The Bible’s First Ventriloquist

February 8, 2023 –

When I was a kid, I ordered a ventriloquist kit that was advertised on the back of a comic book. Two weeks later, it arrived. I skimmed the directions. “Place the small item in the back of the throat and exert pressure on it by placing the tongue on the front of the upper front teeth.” I did so and almost suffocated, before removing the item from my throat. I didn’t need the dummy to talk for me. The dummy was me.

Many famous ventriloquists include Edgar Bergen, Terry Fator, and Oklahoma’s Darci Lynne Farmer, former America’s Got Talent winner.

Even though Fred Russell is regarded as the father of modern ventriloquism. We find traces of the art in Egyptian archaeology. But the Hebrew Bible has an earlier narrative of ventriloquism. It is Moses who first used ventriloquism in ancient biblical times during the Exodus.

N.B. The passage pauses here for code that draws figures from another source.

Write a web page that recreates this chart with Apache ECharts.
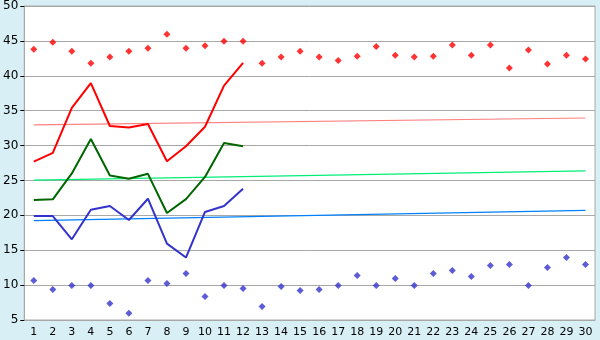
<!DOCTYPE html>
<html>
<head>
<meta charset="utf-8">
<script src="https://cdn.jsdelivr.net/npm/echarts@6/dist/echarts.min.js"></script>
<style>html,body{margin:0;padding:0;background:#D9EFF6;}#c{width:600px;height:340px;}</style>
</head>
<body>
<div id="c"></div>
<script>
var categories = ['1','2','3','4','5','6','7','8','9','10','11','12','13','14','15','16','17','18','19','20','21','22','23','24','25','26','27','28','29','30'];
var redPoints = [43.8,44.8,43.5,41.8,42.7,43.5,43.95,45.95,43.95,44.3,44.95,44.95,41.8,42.7,43.5,42.7,42.2,42.8,44.2,42.95,42.7,42.8,44.4,42.95,44.4,41.1,43.7,41.7,42.95,42.4];
var redLine = [27.7,28.95,35.4,38.95,32.8,32.6,33.1,27.76,29.9,32.7,38.6,41.86];
var greenLine = [22.19,22.3,26.0,30.95,25.7,25.24,25.95,20.33,22.33,25.5,30.38,29.9];
var blueLine = [19.9,19.9,16.57,20.8,21.33,19.33,22.38,15.95,13.95,20.48,21.33,23.8];
var bluePoints = [10.67,9.38,9.95,9.95,7.38,5.95,10.67,10.24,11.67,8.38,9.95,9.52,6.95,9.81,9.24,9.38,9.95,11.38,9.95,10.95,9.95,11.67,12.1,11.24,12.81,12.95,9.95,12.52,13.95,12.95];
var pinkTrendEnds = [32.95, 33.95];
var greenTrendEnds = [25.05, 26.38];
var blueTrendEnds = [19.24, 20.71];
var yTicks = {min:5, max:50, interval:5};

function ends(e){
  var a = categories.map(function(){return null;});
  a[0] = e[0]; a[categories.length-1] = e[1];
  return a;
}
var chart = echarts.init(document.getElementById('c'));
var font = 'DejaVu Sans';
chart.setOption({
  animation:false,
  backgroundColor:'#D9EFF6',
  grid:{left:20,right:5,top:5,bottom:20,show:true,backgroundColor:'#ffffff',borderColor:'#A8A8A8',borderWidth:1},
  xAxis:{type:'category',data:categories,boundaryGap:true,
    axisLine:{show:true,lineStyle:{color:'#A8A8A8'}},
    axisTick:{alignWithLabel:true,interval:0,length:6,lineStyle:{color:'#000'}},
    axisLabel:{interval:0,color:'#000',fontFamily:font,fontSize:11,margin:7},
    splitLine:{show:false}},
  yAxis:{type:'value',min:yTicks.min,max:yTicks.max,interval:yTicks.interval,
    axisLine:{show:true,lineStyle:{color:'#A8A8A8'}},
    axisTick:{show:true,length:4,lineStyle:{color:'#000'}},
    axisLabel:{color:'#000',fontFamily:font,fontSize:12,margin:6},
    splitLine:{show:true,lineStyle:{color:'#A8A8A8',width:1}}},
  series:[
    {type:'line',data:ends(pinkTrendEnds),connectNulls:true,showSymbol:false,lineStyle:{color:'#FF8080',width:1.2},itemStyle:{color:'#FF8080'}},
    {type:'line',data:ends(greenTrendEnds),connectNulls:true,showSymbol:false,lineStyle:{color:'#00EE77',width:1.2},itemStyle:{color:'#00EE77'}},
    {type:'line',data:ends(blueTrendEnds),connectNulls:true,showSymbol:false,lineStyle:{color:'#0080FF',width:1.2},itemStyle:{color:'#0080FF'}},
    {type:'line',data:redLine,showSymbol:false,lineStyle:{color:'#FF0000',width:2},itemStyle:{color:'#FF0000'}},
    {type:'line',data:greenLine,showSymbol:false,lineStyle:{color:'#006600',width:2},itemStyle:{color:'#006600'}},
    {type:'line',data:blueLine,showSymbol:false,lineStyle:{color:'#3333CC',width:2},itemStyle:{color:'#3333CC'}},
    {type:'scatter',data:redPoints,symbol:'diamond',symbolSize:7,itemStyle:{color:'#FF0000'}},
    {type:'scatter',data:bluePoints,symbol:'diamond',symbolSize:7,itemStyle:{color:'#3333CC'}}
  ]
});
</script>
</body>
</html>
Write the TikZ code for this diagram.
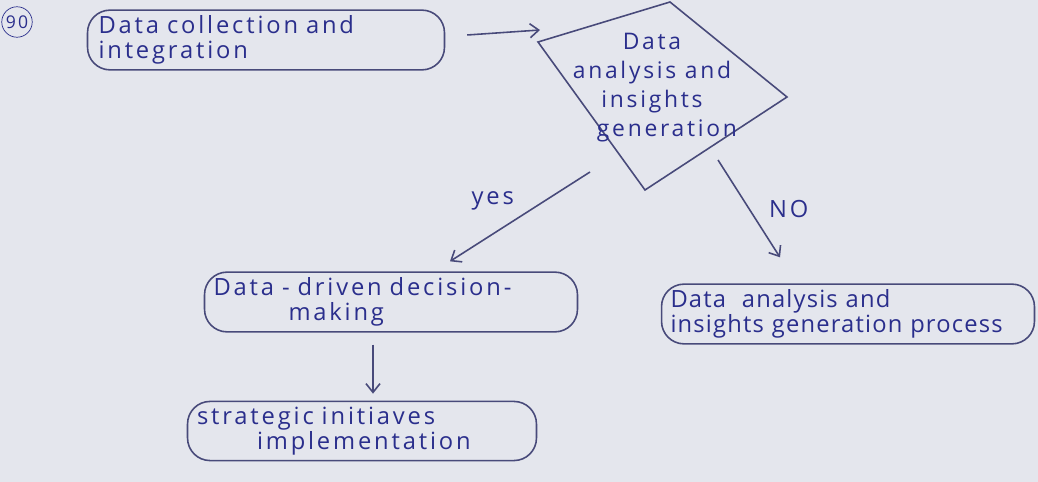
\documentclass[tikz,border=0pt]{standalone}
\usepackage{fontspec}
\setmainfont{Open Sans}
\newfontfamily\handfont[LetterSpace=12]{Open Sans}
\newfontfamily\handtight[LetterSpace=5]{Open Sans}
\usepackage{xcolor}
\usetikzlibrary{arrows.meta,calc,positioning}
\definecolor{paper}{RGB}{228,230,237}
\definecolor{ink}{RGB}{42,46,140}
\definecolor{pen}{RGB}{72,74,122}

\begin{document}
\begin{tikzpicture}[x=0.02cm,y=-0.02cm]
	
	% Definitions.
	\tikzstyle{every node}=[
		inner sep=3pt,
		text=ink,
		font=\handfont\fontsize{13.5}{14.5}\selectfont
	]
	\tikzstyle{stepbox}=[draw=pen, line width=0.9pt, rounded corners=0.45cm, minimum height=1.15cm, align=left]
	\tikzstyle{penline}=[draw=pen, line width=0.9pt]
	\def\myarrow{Straight Barb[width=8pt,length=5pt]};
	
	% ---------- Paper ---------
	
	\fill[paper] (0,0) rectangle (1038,482);
	\useasboundingbox (0,0) rectangle (1038,482);
	
	\node[draw=ink, circle, inner sep=1pt, minimum size=0.5cm, font=\handfont\fontsize{10}{10}\selectfont] (num) at (17,22) {90};
	
	% ------------ Boxes -----------
	
	\node[stepbox, minimum width=7.14cm, text width=6.7cm] (collect) at (266,40) {Data collection and\\integration};
	\node[stepbox, minimum width=7.46cm, text width=7.1cm] (driven) at (391,302) {Data - driven decision-\\\hspace*{1.5cm}making};
	\node[stepbox, minimum width=6.98cm, text width=6.6cm] (strategic) at (362,431) {strategic initiaves\\\hspace*{1.2cm}implementation};
	\node[stepbox, minimum width=7.46cm, text width=7.1cm, font=\handtight\fontsize{13.5}{14.5}\selectfont] (process) at (848,314) {Data \ analysis and\\insights generation process};
	
	% ================== DECISION ==================
	
	\coordinate (dtop) at (670,2);
	\coordinate (dright) at (787,97);
	\coordinate (dbottom) at (645,190);
	\coordinate (dleft) at (538,42);
	\draw[penline] (dleft) -- (dtop) -- (dright) -- (dbottom) -- cycle;
	\node[align=center, font=\handfont\fontsize{13}{16.5}\selectfont] (analysis) at (652,88) {Data\\analysis and\\insights\\\hspace*{0.6cm}generation};
	
	% Arrows.
	\coordinate (yesstart) at (590,172);
	\coordinate (nostart) at (718,160);
	\draw[penline, -{\myarrow}] ([shift={(22,-5)}]collect.east) -- ([shift={(2,-12)}]dleft);
	\draw[penline, -{\myarrow}] (yesstart) -- node[above left=0pt] {yes} ([shift={(59,-10)}]driven.north);
	\draw[penline, -{\myarrow}] (nostart) -- node[right=8pt] {NO} ([shift={(-68,-26)}]process.north);
	\draw[penline, -{\myarrow}] ([shift={(-18,12)}]driven.south) -- ([shift={(11,-7)}]strategic.north);
	
\end{tikzpicture}
\end{document}
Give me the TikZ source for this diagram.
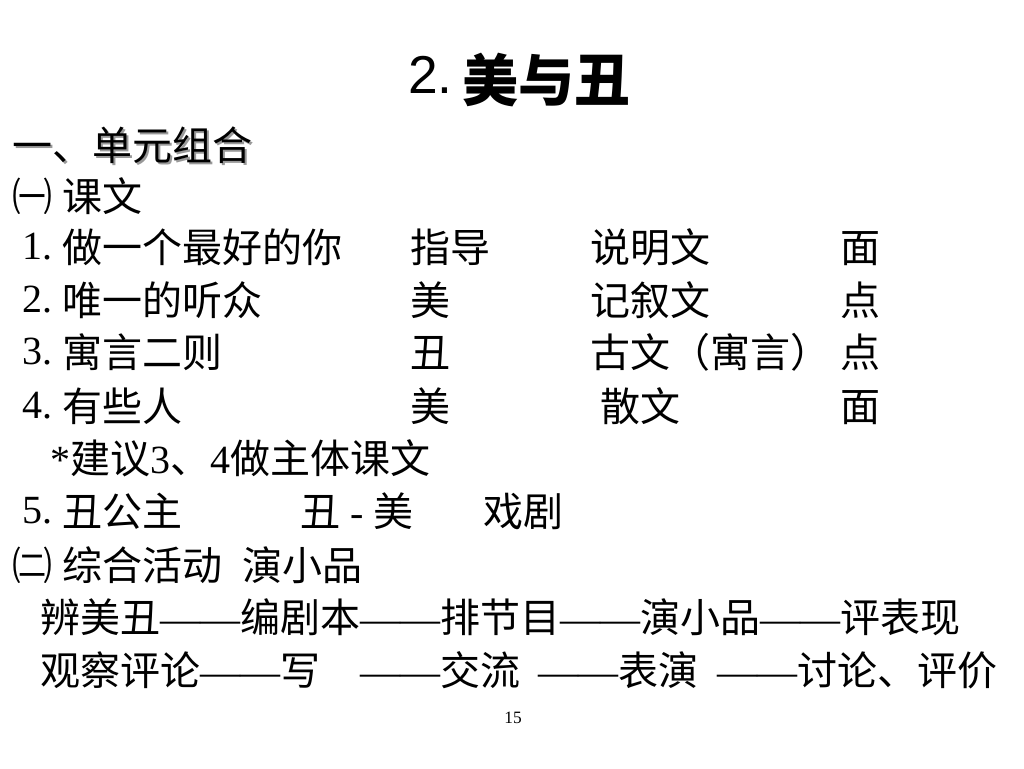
\documentclass[tikz,border=0pt]{standalone}
\usepackage{fontspec}
\setmainfont{Liberation Serif}
\newfontfamily\cjk{Noto Sans CJK SC}
\newfontfamily\tms{Liberation Serif}
\newfontfamily\arl{Liberation Sans}
\begin{document}
\begin{tikzpicture}[x=0.75pt,y=-0.75pt,
    txt/.style={anchor=base west,inner sep=0pt,font=\cjk\fontsize{30}{36}\selectfont},
    num/.style={anchor=base west,inner sep=0pt,font=\tms\fontsize{30}{36}\selectfont}]
    % Page
    \useasboundingbox (0,0) rectangle (1024,768);

    % Title
    \node[anchor=base west,inner sep=0pt,font=\arl\fontsize{40}{48}\selectfont] (titlenum) at (408,93) {2.};
    \node[anchor=base west,inner sep=0pt,font=\cjk\bfseries\fontsize{42}{50}\selectfont] (title) at (462,101) {美与丑};

    % Heading, with its shadow
    \node[txt,text=black!40] (headshadow) at (14.5,162.5) {一、单元组合};
    \node[txt] (head) at (12,160) {一、单元组合};

    % Texts
    \node[txt] (sub1) at (12,211) {㈠};
    \node[txt] (kewen) at (62,211) {课文};

    \node[num] (n1) at (22,259) {1.};
    \node[txt] (t1) at (62,262) {做一个最好的你};
    \node[txt] (a1) at (410,262) {指导};
    \node[txt] (b1) at (590,262) {说明文};
    \node[txt] (c1) at (840,262) {面};

    \node[num] (n2) at (22,312) {2.};
    \node[txt] (t2) at (62,315) {唯一的听众};
    \node[txt] (a2) at (410,315) {美};
    \node[txt] (b2) at (590,315) {记叙文};
    \node[txt] (c2) at (840,315) {点};

    \node[num] (n3) at (22,364) {3.};
    \node[txt] (t3) at (62,367) {寓言二则};
    \node[txt] (a3) at (410,367) {丑};
    \node[txt] (b3) at (590,367) {古文（寓言）};
    \node[txt] (c3) at (840,367) {点};

    \node[num] (n4) at (22,418) {4.};
    \node[txt] (t4) at (62,421) {有些人};
    \node[txt] (a4) at (410,421) {美};
    \node[txt] (b4) at (600,421) {散文};
    \node[txt] (c4) at (840,421) {面};

    \node[txt] (hint) at (50,473) {{\tms *}建议{\tms 3}、{\tms 4}做主体课文};

    \node[num] (n5) at (22,523) {5.};
    \node[txt] (t5) at (62,526) {丑公主};
    \node[txt] (a5) at (300,526) {丑{\tms{} - }美};
    \node[txt] (b5) at (483,526) {戏剧};

    % Activity
    \node[txt] (sub2) at (12,580) {㈡};
    \node[txt] (act) at (62,580) {综合活动};
    \node[txt] (play) at (242,580) {演小品};

    \node[txt] (steps) at (40,632) {辨美丑{\tms ——}编剧本{\tms ——}排节目{\tms ——}演小品{\tms ——}评表现};
    \node[txt] (tasks) at (40,685) {观察评论{\tms ——}写\hspace{30pt}{\tms ——}交流\hspace{14pt}{\tms ——}表演\hspace{14pt}{\tms ——}讨论、评价};

    \node[inner sep=0pt,font=\tms\fontsize{13}{15}\selectfont] (pagenum) at (513,718) {15};

\end{tikzpicture}
\end{document}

Exodus chapter 4 contains the story of God sending Moses back to Egypt with the message to let His people go. But Moses said to the LORD, “Oh, my Lord, I am not eloquent, either in the past or since you have spoken to your servant, but I am slow of speech and of tongue. “Please, Lord, send someone else.” Then the Lord’s anger burned against Moses, and He said, “Isn’t Aaron the Levite your brother? I know that he can speak well.

God instructed Moses to speak with his brother and put the words into his mouth, “He shall speak for you to the people, and he shall be your mouth, and you shall be as God to him.”

There you have it. Moses was the first ventriloquist.